Code that draws figures:
=-=-=

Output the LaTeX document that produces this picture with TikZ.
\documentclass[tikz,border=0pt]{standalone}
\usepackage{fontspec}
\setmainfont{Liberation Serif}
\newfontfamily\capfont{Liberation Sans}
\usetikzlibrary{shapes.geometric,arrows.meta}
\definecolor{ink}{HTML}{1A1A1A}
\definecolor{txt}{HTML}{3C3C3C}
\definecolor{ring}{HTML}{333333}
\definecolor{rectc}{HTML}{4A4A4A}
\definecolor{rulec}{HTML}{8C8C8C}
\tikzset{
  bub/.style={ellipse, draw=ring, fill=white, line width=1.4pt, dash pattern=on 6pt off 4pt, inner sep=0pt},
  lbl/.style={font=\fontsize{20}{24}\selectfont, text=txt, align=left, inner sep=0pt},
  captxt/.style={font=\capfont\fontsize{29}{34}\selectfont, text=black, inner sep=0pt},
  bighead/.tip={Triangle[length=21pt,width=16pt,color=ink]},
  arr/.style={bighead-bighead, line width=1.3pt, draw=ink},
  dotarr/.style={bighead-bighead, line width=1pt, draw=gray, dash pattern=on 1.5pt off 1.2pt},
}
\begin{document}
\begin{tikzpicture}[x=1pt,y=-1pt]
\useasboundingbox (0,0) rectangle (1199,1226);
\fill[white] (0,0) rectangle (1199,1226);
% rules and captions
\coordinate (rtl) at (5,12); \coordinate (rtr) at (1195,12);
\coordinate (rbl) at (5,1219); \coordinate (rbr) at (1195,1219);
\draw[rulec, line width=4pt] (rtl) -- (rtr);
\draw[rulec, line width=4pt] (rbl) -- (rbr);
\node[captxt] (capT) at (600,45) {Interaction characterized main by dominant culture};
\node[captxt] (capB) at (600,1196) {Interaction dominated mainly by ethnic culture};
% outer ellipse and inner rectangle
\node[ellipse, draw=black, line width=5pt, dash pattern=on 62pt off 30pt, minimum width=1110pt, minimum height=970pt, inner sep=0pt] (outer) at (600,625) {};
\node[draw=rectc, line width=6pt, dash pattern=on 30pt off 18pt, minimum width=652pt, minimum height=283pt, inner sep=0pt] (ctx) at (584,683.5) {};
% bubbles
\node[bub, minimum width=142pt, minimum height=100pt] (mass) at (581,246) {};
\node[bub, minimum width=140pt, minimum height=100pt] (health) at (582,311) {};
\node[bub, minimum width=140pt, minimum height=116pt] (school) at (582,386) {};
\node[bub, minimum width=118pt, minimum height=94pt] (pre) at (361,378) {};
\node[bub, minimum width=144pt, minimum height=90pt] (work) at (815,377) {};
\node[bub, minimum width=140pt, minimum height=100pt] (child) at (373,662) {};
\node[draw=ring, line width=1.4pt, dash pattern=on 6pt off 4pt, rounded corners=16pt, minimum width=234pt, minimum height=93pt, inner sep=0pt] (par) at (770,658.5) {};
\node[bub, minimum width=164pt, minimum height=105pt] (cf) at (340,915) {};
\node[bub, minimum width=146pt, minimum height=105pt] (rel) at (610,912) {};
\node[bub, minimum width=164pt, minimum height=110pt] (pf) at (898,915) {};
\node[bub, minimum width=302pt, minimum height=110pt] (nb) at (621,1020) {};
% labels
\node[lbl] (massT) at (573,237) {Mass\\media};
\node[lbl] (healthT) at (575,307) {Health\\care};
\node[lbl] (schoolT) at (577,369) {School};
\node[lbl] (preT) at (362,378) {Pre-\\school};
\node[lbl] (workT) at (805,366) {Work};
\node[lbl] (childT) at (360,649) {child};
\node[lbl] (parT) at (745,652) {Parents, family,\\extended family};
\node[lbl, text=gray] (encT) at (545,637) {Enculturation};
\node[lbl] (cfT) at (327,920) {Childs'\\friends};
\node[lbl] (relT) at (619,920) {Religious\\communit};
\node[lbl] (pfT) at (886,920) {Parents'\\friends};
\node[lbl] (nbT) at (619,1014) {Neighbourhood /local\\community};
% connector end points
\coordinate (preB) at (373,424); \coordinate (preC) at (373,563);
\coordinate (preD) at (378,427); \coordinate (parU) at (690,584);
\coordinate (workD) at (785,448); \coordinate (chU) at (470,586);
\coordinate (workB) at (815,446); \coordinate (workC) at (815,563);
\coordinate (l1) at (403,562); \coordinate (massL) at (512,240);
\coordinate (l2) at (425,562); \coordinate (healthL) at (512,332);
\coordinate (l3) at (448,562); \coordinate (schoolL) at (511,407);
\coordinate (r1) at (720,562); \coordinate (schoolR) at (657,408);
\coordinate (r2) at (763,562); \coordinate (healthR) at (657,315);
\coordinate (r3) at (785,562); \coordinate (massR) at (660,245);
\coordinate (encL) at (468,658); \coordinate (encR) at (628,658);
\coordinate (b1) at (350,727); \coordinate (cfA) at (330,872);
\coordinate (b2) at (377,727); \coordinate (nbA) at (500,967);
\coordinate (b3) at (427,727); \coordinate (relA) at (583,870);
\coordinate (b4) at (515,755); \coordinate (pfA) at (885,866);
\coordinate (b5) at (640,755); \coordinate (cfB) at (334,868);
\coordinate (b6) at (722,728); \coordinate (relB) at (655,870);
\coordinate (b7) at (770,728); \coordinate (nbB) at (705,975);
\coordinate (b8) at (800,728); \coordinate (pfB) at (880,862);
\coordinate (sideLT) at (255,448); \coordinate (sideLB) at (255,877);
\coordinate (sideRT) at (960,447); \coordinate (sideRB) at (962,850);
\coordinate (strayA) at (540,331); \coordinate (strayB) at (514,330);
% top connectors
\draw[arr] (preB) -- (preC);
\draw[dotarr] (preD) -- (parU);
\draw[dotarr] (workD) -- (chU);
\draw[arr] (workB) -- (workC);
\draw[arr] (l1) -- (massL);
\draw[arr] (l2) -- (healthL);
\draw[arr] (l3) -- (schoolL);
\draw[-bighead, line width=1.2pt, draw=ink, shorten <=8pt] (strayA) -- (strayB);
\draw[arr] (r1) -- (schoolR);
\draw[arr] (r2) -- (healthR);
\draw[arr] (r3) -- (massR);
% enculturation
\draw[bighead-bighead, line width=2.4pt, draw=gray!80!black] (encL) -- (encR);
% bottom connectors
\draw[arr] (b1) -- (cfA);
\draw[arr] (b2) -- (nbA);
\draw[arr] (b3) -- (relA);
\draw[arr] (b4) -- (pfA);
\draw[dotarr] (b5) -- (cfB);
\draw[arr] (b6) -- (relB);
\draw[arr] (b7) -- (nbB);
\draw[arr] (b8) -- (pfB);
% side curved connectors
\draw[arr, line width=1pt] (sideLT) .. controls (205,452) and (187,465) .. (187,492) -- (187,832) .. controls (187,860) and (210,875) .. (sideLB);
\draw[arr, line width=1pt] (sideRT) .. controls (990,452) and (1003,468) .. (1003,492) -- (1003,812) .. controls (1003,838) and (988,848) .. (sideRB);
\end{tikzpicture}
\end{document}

=-=-=

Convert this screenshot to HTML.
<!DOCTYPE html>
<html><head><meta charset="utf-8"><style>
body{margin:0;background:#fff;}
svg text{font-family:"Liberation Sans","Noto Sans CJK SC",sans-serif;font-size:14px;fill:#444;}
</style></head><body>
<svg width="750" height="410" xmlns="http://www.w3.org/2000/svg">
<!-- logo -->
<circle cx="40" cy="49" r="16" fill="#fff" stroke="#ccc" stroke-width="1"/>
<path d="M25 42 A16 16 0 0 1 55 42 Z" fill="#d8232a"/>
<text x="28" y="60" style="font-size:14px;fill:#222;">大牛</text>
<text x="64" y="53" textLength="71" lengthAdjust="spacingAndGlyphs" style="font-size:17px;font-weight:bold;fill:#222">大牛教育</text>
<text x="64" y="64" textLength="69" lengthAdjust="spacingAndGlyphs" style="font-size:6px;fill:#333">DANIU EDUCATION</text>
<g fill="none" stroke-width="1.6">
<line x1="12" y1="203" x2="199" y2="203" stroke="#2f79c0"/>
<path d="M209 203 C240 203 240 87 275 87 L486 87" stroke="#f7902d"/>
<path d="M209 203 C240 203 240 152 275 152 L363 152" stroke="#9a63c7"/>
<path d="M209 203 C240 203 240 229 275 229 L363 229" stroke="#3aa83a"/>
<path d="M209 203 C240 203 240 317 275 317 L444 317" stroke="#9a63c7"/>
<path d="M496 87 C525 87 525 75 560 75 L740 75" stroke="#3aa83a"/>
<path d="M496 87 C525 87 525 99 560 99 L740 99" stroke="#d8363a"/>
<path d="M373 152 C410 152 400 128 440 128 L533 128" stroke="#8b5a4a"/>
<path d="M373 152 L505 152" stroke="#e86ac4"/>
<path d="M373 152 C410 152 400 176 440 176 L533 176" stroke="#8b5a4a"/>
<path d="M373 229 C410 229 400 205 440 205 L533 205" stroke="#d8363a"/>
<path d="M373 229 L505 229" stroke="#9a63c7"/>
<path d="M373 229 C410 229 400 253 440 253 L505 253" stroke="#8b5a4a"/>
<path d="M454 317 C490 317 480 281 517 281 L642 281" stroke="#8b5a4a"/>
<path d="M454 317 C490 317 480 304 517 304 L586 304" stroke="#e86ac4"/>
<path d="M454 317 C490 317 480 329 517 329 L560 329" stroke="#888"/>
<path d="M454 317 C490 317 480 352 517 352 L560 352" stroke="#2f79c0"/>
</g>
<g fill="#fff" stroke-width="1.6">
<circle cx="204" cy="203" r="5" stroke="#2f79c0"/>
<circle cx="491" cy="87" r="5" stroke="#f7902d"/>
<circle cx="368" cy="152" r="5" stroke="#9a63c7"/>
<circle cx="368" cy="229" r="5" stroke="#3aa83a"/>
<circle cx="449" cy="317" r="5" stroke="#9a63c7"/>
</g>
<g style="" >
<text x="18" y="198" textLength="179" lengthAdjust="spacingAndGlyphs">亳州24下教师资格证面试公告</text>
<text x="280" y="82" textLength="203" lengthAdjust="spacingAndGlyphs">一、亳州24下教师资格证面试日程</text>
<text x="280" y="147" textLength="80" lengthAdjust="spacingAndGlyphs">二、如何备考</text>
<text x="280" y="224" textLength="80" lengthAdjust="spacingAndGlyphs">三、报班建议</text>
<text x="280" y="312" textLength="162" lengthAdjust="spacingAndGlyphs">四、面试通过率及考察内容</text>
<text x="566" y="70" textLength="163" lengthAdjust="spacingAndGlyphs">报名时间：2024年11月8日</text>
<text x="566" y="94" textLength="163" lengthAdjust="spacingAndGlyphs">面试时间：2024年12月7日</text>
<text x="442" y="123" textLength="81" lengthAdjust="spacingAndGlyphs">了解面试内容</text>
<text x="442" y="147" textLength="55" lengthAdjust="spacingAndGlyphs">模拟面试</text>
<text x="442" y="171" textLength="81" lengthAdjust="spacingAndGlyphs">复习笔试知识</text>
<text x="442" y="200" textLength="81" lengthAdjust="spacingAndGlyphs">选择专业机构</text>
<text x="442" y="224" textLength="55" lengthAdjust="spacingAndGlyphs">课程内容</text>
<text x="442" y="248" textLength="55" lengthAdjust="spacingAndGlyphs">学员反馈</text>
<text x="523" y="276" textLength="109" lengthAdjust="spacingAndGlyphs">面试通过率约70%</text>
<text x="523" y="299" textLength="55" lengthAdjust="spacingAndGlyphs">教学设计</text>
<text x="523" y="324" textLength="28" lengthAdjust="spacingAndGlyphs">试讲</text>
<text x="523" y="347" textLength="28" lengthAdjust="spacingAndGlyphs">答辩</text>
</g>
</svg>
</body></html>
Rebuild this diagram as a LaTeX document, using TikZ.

=-=-=

» EXERCISE PROMPT
Reply with the number of lines in the material above that contain "this", and nothing more.

» FULL OUTPUT
3